I don't even want to go Christmas shopping. I get out into the stores and I'm drawn to the baby section ... only to be smacked in the face with the reality that I'm not involved. Not allowed. It makes me sad, and I just want to go home and crawl under the covers. Hide from everyone. Hide from the choices you've made. Hide from the way you make me feel.

People ask about you all the time. All I can do is fake a smile, take a deep breath and swallow my tears ... and tell them I don't know. I guess you're doing well. I assume things are ok. I feel like an idiot. What kind of mother doesn't know how her daughter is?

I ask Gingo if she's heard from you. It's clear from her reaction that she has. She gets uncomfortable. Tells me she hasn't and then will do anything she can to avoid the subject. To get away from me. Clearly she doesn't want to betray the trust and confidence of the big sister who she absolutely adores and admires.

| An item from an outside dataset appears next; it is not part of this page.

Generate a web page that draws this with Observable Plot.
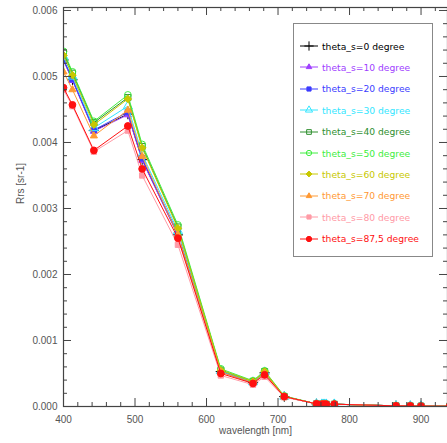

But she also doesn't want to lie to her mom. I don't want to make her have to choose. So I avoid Gingo.

I feel like a monster. Like a terrible person who doesn't deserve the love of her daughter, and doesn't deserve to love her grandchild. I ask myself what have I done to deserve to be treated this way?

I've "adopted" a family for Christmas. A young single mom. I will shop for her and her child in lieu of being able to shop for my own daughter and grandchild. I will hope she appreciates the love that my gifts come with. I will hope it brightens their Christmas and puts a smile on their faces. I will hope my love and support is welcomed in the lives of strangers, where it's not welcomed in yours.

And I hope with every ounce of my being that it makes me feel a little better about myself.